* PROVIDED DATA:
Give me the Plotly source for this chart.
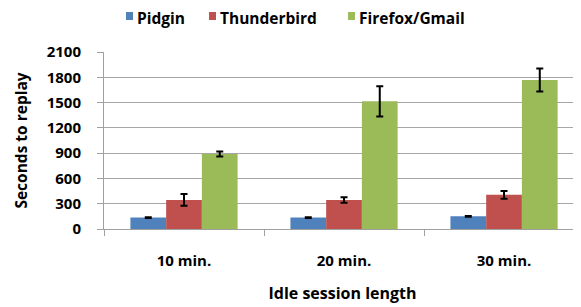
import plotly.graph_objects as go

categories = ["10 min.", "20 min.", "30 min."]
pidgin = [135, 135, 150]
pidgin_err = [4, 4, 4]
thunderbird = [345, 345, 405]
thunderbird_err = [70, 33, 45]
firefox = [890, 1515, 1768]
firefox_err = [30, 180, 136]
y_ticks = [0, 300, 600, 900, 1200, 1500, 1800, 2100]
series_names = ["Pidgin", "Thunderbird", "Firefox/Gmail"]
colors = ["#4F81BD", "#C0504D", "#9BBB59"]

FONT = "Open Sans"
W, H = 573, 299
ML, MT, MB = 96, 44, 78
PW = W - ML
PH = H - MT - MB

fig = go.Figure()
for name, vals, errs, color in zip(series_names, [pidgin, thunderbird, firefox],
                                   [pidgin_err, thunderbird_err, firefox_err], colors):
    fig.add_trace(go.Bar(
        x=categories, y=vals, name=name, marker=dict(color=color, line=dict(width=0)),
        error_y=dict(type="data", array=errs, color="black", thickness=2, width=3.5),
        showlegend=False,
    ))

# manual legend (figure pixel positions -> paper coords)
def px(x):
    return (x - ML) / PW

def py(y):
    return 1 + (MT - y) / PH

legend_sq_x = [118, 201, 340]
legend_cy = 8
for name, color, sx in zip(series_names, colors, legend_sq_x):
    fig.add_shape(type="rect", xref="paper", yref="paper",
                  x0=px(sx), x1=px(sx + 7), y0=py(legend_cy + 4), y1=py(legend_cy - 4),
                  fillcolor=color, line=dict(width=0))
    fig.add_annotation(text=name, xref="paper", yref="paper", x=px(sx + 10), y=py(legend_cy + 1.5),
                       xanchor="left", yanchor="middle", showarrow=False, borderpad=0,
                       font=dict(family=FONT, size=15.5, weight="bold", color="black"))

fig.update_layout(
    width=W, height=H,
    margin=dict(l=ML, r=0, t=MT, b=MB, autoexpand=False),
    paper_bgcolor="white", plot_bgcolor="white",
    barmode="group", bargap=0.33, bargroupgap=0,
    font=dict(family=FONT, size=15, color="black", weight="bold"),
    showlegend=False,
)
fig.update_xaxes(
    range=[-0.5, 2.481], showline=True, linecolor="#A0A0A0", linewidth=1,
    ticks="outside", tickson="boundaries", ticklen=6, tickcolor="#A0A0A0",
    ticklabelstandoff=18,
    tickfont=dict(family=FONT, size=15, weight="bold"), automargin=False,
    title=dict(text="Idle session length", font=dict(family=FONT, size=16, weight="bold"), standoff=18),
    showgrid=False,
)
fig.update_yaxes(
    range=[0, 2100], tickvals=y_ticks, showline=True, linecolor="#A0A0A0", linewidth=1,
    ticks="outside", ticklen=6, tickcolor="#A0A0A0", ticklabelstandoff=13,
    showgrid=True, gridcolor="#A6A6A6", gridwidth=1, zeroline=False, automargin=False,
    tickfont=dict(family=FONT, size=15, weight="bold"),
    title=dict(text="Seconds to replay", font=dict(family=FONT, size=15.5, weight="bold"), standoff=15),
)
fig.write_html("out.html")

* JOB: Restate exactly, please, only the lines between the start of the data and the line containing "PH = H - MT - MB", both ends included, skipping the pictures.

* RESPONSE FOR THIS EXERCISE:
Give me the Plotly source for this chart.
import plotly.graph_objects as go

categories = ["10 min.", "20 min.", "30 min."]
pidgin = [135, 135, 150]
pidgin_err = [4, 4, 4]
thunderbird = [345, 345, 405]
thunderbird_err = [70, 33, 45]
firefox = [890, 1515, 1768]
firefox_err = [30, 180, 136]
y_ticks = [0, 300, 600, 900, 1200, 1500, 1800, 2100]
series_names = ["Pidgin", "Thunderbird", "Firefox/Gmail"]
colors = ["#4F81BD", "#C0504D", "#9BBB59"]

FONT = "Open Sans"
W, H = 573, 299
ML, MT, MB = 96, 44, 78
PW = W - ML
PH = H - MT - MB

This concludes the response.